MANUELA D'ÁVILA - Vice mais cortejada da eleição defende a causa das mulheres

A ex-gordinha (ela perdeu 40 quilos aos 17 anos) apareceu recentemente em imagens em que uma camisa de alcinhas revelava tatuagens de Lênin, Che Guevara e até uma matrioska russa. Tudo fake, claro. O falsificador teve o cuidado de escurecer as olheiras para enfeiar a "musa da esquerda". A candidata a vice na chapa petista respondeu com a leveza característica de suas postagens nas redes sociais, dizendo que tem tatuagens "lindas" e não "desenhos feinhos": "Estou na disputa :) com minhas olheiras e tatuagens e contra o machismo e as manipulações grotescas de vocês". Manuela, 36 anos, surgiu como lider estudantil nos anos 1990, já ligada ao PCdoB. Foi eleita vereadora em 2004 e dois anos depois foi a candidata mais votada para deputada estadual no Rio Grande do Sul. Sua bandeira sempre foi o feminismo. É a favor da descriminalização do aborto e da proposta de Fernando Henrique Cardos em relação às drogas, que vincula a tributação do produto a campanhas educativas de prevenção do consumo Cortejada também por Ciro para ser sua vice (ele disse que ela seria "uma boa presidenta, quanto mais uma boa vice"), ela, mesmo enquanto era oficialmente candidata a presidente pelo seu partido, pregou a união das esquerdas.

KÁTIA ABREU - Líder do agronegócio e tão esquentada quanto Ciro Gomes

A vice de Ciro Gomes é mais parecida com a conservadora Ana Améila, vice de Alckmin, do que o candidato gostaria. A pecuarista de 56 anos , senadora pelo PDT de Tocantins, já chegou a dizer que votaria nela, se fosse candidata a presidente e Ciro não estivesse na disputa. Escolhida depois que o cabeça da chapa perdeu a disputa pelo apoio do Centrão, Kátia defende o porte de armas no campo e até na cidade e é contra a descriminalização do aborto. Por sua atuação para barrar pautas ambientalistas, ganhou da ONG Greenpeace o troféu 'Motosserra de Ouro', em 2010. Em 2012, decretou que acabara a "ditadura ambiental" no Brasil, celebrando a aprovação do novo Código Florestal, que anistiou desmatadores e reduziu áreas de floresta protegidas, até na Amazônia. Escolhida ministra da Agricultura do governo Dilma Rousseff, sob protesto de movimentos populares que reuniram 20 mil assinaturas contra a nomeação, se destacou pela defesa da amiga durante o processo de impeachment. Pelas críticas a Michel Temer, acabou expulsa do MDB. Ela se parece com Ciro apenas em uma característica, o sangue quente. Certa feita, atirou uma taça de vinho no rosto do colega de Senado José Serra ao ser chamado por ele de "namoradeira" em um jantar. Mãe de três filhos, ela disse que Serra foi "desrespeitoso, arrogante e machista".

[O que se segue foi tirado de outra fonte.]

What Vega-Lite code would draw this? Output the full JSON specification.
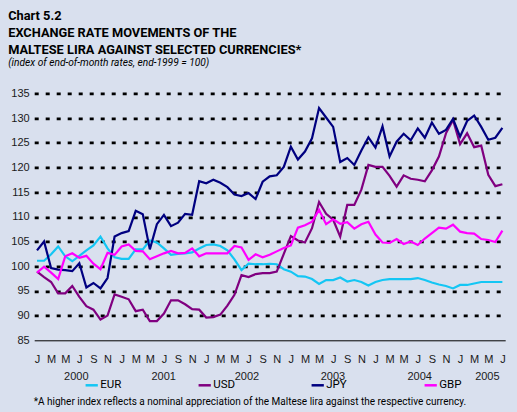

EDUARDO JORGE - Sanitarista respeitado e defensor ferrenho do vegetarianismo

"Eu não tenho nada a ver com isso". A frase de um assustado Eduardo Jorge (PV) ao ser focalizado pelas câmeras de um debate foi uma das marcas da campanha presidencial de 2014. O médico sanitarista foi candidato ao Planalto e levou menos de 1% dos votos. No segunto turno, assim como Marina, apoiou Aécio Neves (PSDB). Antes disso, o defensor do casamento gay, da descriminalização do aborto e da legalização das drogas teve uma carreira importante como gestor, público, ocupando cargos de secretário municipal de Saúde em gestões do PT - partido no qual militou por 22 anos - e do tucano José Serra, e ajudando a idealizar o Sistema Único de Saúde. Nessa campanha, jpa começou a fazer sucesso por suas declarações diferentonas. Ovolactovegetariano, conclamou, em um debate: "Vamos viver dos produtos vegetais. Não precisamos torturar animais". Falando sobre Bolsonaro, diagnosticou: "Ele não tem inteligência emocional para ser presidente".